Over the past two years, our communities have been impacted by rolling disasters, spikes in domestic and family violence and sexual assault, deepening financial hardship, precarious housing and homelessness, and ongoing systemic racism and discrimination in the criminal legal system. The need for significant reform to make NSW fairer – including investment in diversionary programs, justice reinvestment, and community-based legal services – has never been greater.
The government’s ‘business-as-usual’ approach leaves people experiencing disadvantage and discrimination behind.
We welcome the government’s investment in frontline domestic violence services, which will help traditionally under resourced services meet critical and rising need. We also welcome the expansion of the Drug Court to Dubbo and hope this indicates the government’s willingness to bring NSW’s drug laws into the 21st century. However, we’re concerned at the absence of specific funding to implement the recommendations of The Special Commission of Inquiry into the Drug ‘Ice’.
The budget delivers no new investment in the community legal assistance sector, nor in community-based measures to address deaths in custody and the ongoing over-incarceration of First Nations people in NSW. It also delivers grossly insufficient investment in social housing to meet the state’s chronic housing crisis.

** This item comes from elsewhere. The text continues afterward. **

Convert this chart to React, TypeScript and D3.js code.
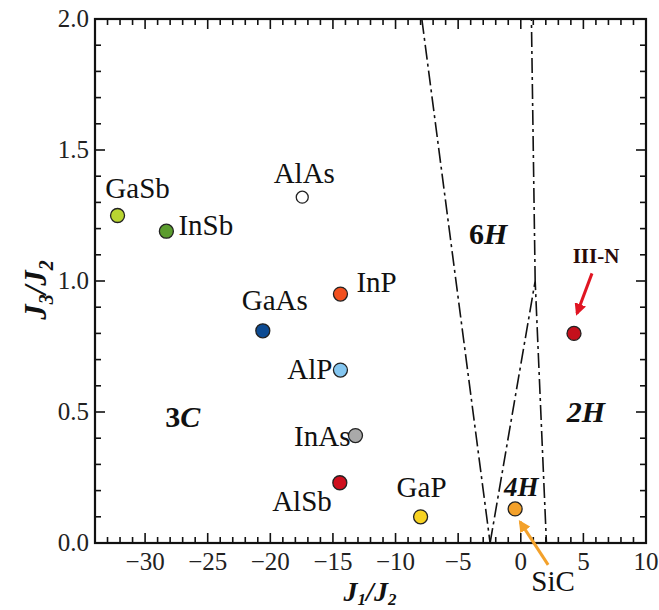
import React from "react";
import * as d3 from "d3";

const W = 659;
const H = 610;

// ---- data ----
const materials = ["GaSb", "InSb", "AlAs", "InP", "GaAs", "AlP", "InAs", "AlSb", "GaP", "SiC", "III-N"];
const j1j2 = [-32.2, -28.3, -17.45, -14.4, -20.6, -14.4, -13.2, -14.45, -8.0, -0.45, 4.25];
const j3j2 = [1.25, 1.19, 1.32, 0.95, 0.81, 0.66, 0.41, 0.23, 0.10, 0.13, 0.80];
const xTicks = [-30, -25, -20, -15, -10, -5, 0, 5, 10];
const yTicks = [0.0, 0.5, 1.0, 1.5, 2.0];
const boundaryA = [[-7.9, 2.0], [-2.45, 0.0]];
const boundaryB = [[-2.45, 0.0], [1.15, 1.0], [2.05, 0.0]];
const boundaryC = [[1.15, 1.0], [0.85, 2.0]];
const phaseNames = ["3", "6", "2"];
const phaseX = [-27, -2.6, 5.2];
const phaseY = [0.48, 1.18, 0.5];

// ---- styles ----
const dotColors: Record<string, string> = {
  GaSb: "#b9d531",
  InSb: "#5b9c2e",
  AlAs: "#ffffff",
  InP: "#f2501f",
  GaAs: "#0d4b93",
  AlP: "#84c6f0",
  InAs: "#a9a9a9",
  AlSb: "#cf0f1d",
  GaP: "#f8d322",
  SiC: "#f3a12b",
  "III-N": "#c5101c",
};
// label placement relative to dot: [dx, dy(baseline), anchor]
const labelPos: Record<string, [number, number, string]> = {
  GaSb: [20, -18, "middle"],
  InSb: [12, 4, "start"],
  AlAs: [2, -14, "middle"],
  InP: [16, -2, "start"],
  GaAs: [12, -21, "middle"],
  AlP: [-8, 9, "end"],
  InAs: [-5, 10, "end"],
  AlSb: [-8, 28, "end"],
  GaP: [1, -20, "middle"],
  SiC: [38, 82, "middle"],
};

const m = { left: 95, right: 646, top: 19, bottom: 543 };
const serif = "'Liberation Serif', 'Times New Roman', serif";

export default function App() {
  const x = d3.scaleLinear().domain([-34, 10]).range([m.left, m.right]);
  const y = d3.scaleLinear().domain([0, 2]).range([m.bottom, m.top]);
  const line = d3
    .line<number[]>()
    .x((d) => x(d[0]))
    .y((d) => y(d[1]));

  const xMinor = d3.range(-34, 10.001, 1);
  const yMinor = d3.range(0, 20.001, 1).map((k) => k / 10);

  const idx = (n: string) => materials.indexOf(n);
  const sic = idx("SiC");
  const sx = x(j1j2[sic]);
  const sy = y(j3j2[sic]);
  const iii = idx("III-N");
  const nx = x(j1j2[iii]);
  const ny = y(j3j2[iii]);

  return (
    <svg
      width={W}
      height={H}
      style={{ position: "absolute", left: 0, top: 0, background: "#fff" }}
      fontFamily={serif}
    >
      <defs>
        <marker id="redHead" viewBox="0 0 10 10" refX="8" refY="5" markerWidth="4" markerHeight="4" orient="auto">
          <path d="M0,0 L10,5 L0,10 z" fill="#e01522" />
        </marker>
        <marker id="orangeHead" viewBox="0 0 10 10" refX="8" refY="5" markerWidth="4" markerHeight="4" orient="auto">
          <path d="M0,0 L10,5 L0,10 z" fill="#f3a12b" />
        </marker>
      </defs>

      {/* minor and major ticks, all four sides, inward */}
      {xMinor.map((v) => {
        const major = Math.abs(v % 5) < 1e-6;
        const len = major ? 10 : 6;
        return (
          <g key={"xt" + v} stroke="#111" strokeWidth={1.6}>
            <line x1={x(v)} x2={x(v)} y1={m.bottom} y2={m.bottom - len} />
            <line x1={x(v)} x2={x(v)} y1={m.top} y2={m.top + len} />
          </g>
        );
      })}
      {yMinor.map((v, k) => {
        const major = k % 5 === 0;
        const len = major ? 10 : 6;
        return (
          <g key={"yt" + k} stroke="#111" strokeWidth={1.6}>
            <line x1={m.left} x2={m.left + len} y1={y(v)} y2={y(v)} />
            <line x1={m.right} x2={m.right - len} y1={y(v)} y2={y(v)} />
          </g>
        );
      })}

      {/* phase boundaries */}
      {[boundaryA, boundaryB, boundaryC].map((b, i) => (
        <path
          key={"b" + i}
          d={line(b) || ""}
          fill="none"
          stroke="#111"
          strokeWidth={1.6}
          strokeDasharray="15,4,3,4"
        />
      ))}

      {/* frame */}
      <rect
        x={m.left}
        y={m.top}
        width={m.right - m.left}
        height={m.bottom - m.top}
        fill="none"
        stroke="#111"
        strokeWidth={2.2}
      />

      {/* tick labels */}
      {xTicks.map((v) => (
        <text key={"xl" + v} x={x(v)} y={570} textAnchor="middle" fontSize={25} fill="#222">
          {v < 0 ? "\u2212" + Math.abs(v) : String(v)}
        </text>
      ))}
      {yTicks.map((v) => (
        <text key={"yl" + v} x={89} y={y(v) + 8} textAnchor="end" fontSize={25} fill="#222">
          {v.toFixed(1)}
        </text>
      ))}

      {/* axis titles */}
      <text x={370} y={601} textAnchor="middle" fontSize={28} fontWeight="bold" fontStyle="italic" fill="#111">
        J<tspan fontSize={17} dy={4}>1</tspan>
        <tspan dy={-4}>/J</tspan>
        <tspan fontSize={17} dy={4}>2</tspan>
      </text>
      <text
        transform="translate(46,290) rotate(-90)"
        textAnchor="middle"
        fontSize={31}
        fontWeight="bold"
        fontStyle="italic"
        fill="#111"
      >
        J<tspan fontSize={20} dy={7}>3</tspan>
        <tspan dy={-7}>/J</tspan>
        <tspan fontSize={20} dy={7}>2</tspan>
      </text>

      {/* phase labels */}
      <text x={x(phaseX[0])} y={y(phaseY[0]) + 10} textAnchor="middle" fontSize={30} fontWeight="bold" fill="#111">
        {phaseNames[0]}
        <tspan fontStyle="italic">C</tspan>
      </text>
      <text x={x(phaseX[1])} y={y(phaseY[1]) + 10} textAnchor="middle" fontSize={30} fontWeight="bold" fill="#111">
        {phaseNames[1]}
        <tspan fontStyle="italic">H</tspan>
      </text>
      <text
        x={x(phaseX[2])}
        y={y(phaseY[2]) + 10}
        textAnchor="middle"
        fontSize={30}
        fontWeight="bold"
        fontStyle="italic"
        fill="#111"
      >
        {phaseNames[2]}H
      </text>
      <text x={sx + 6} y={sy - 13} textAnchor="middle" fontSize={27} fontWeight="bold" fontStyle="italic" fill="#111">
        4H
      </text>

      {/* arrows */}
      <line
        x1={nx + 18}
        y1={ny - 60}
        x2={nx + 3}
        y2={ny - 20}
        stroke="#e01522"
        strokeWidth={3}
        markerEnd="url(#redHead)"
      />
      <line
        x1={sx + 33}
        y1={sy + 56}
        x2={sx + 5}
        y2={sy + 13}
        stroke="#f3a12b"
        strokeWidth={3}
        markerEnd="url(#orangeHead)"
      />

      {/* points */}
      {materials.map((n, i) => (
        <circle
          key={n}
          cx={x(j1j2[i])}
          cy={y(j3j2[i])}
          r={n === "AlAs" ? 6 : 7}
          fill={dotColors[n]}
          stroke="#222"
          strokeWidth={1.3}
        />
      ))}

      {/* point labels */}
      {materials
        .filter((n) => labelPos[n])
        .map((n) => {
          const i = idx(n);
          const [dx, dy, anchor] = labelPos[n];
          return (
            <text
              key={"l" + n}
              x={x(j1j2[i]) + dx}
              y={y(j3j2[i]) + dy}
              textAnchor={anchor as any}
              fontSize={29}
              fill="#111"
            >
              {n}
            </text>
          );
        })}
      <text x={nx + 22} y={ny - 70} textAnchor="middle" fontSize={21} fontWeight="bold" fill="#2a0a0a">
        III-N
      </text>
    </svg>
  );
}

Instead, the government has allocated significant funds to police and prisons: $41.5 million for an extra 250 police officers, and record capital investments in police station upgrades, equipment and expanding the state’s prison system.
“What we need is greater investment in community-based supports, justice re-investment initiatives and diversionary programs, rather than harmful, punitive approaches. We’re disappointed the NSW Budget fails to deliver on this vision.”
The $12 million slated to promote the permanent adoption and guardianship of children in out-of-home care would have been better spent keeping kids with family and kin.
“Our vision for justice is grounded in our everyday work supporting people experiencing disadvantage, discrimination and violence manage their legal problems. We know what works to build stronger communities and to reduce harmful interactions with the criminal legal system,” said Tim Leach, Executive Director of Community Legal Centres NSW.
“Communities have the solutions to deliver a more just future. We just need the government to invest in them,” Leach said.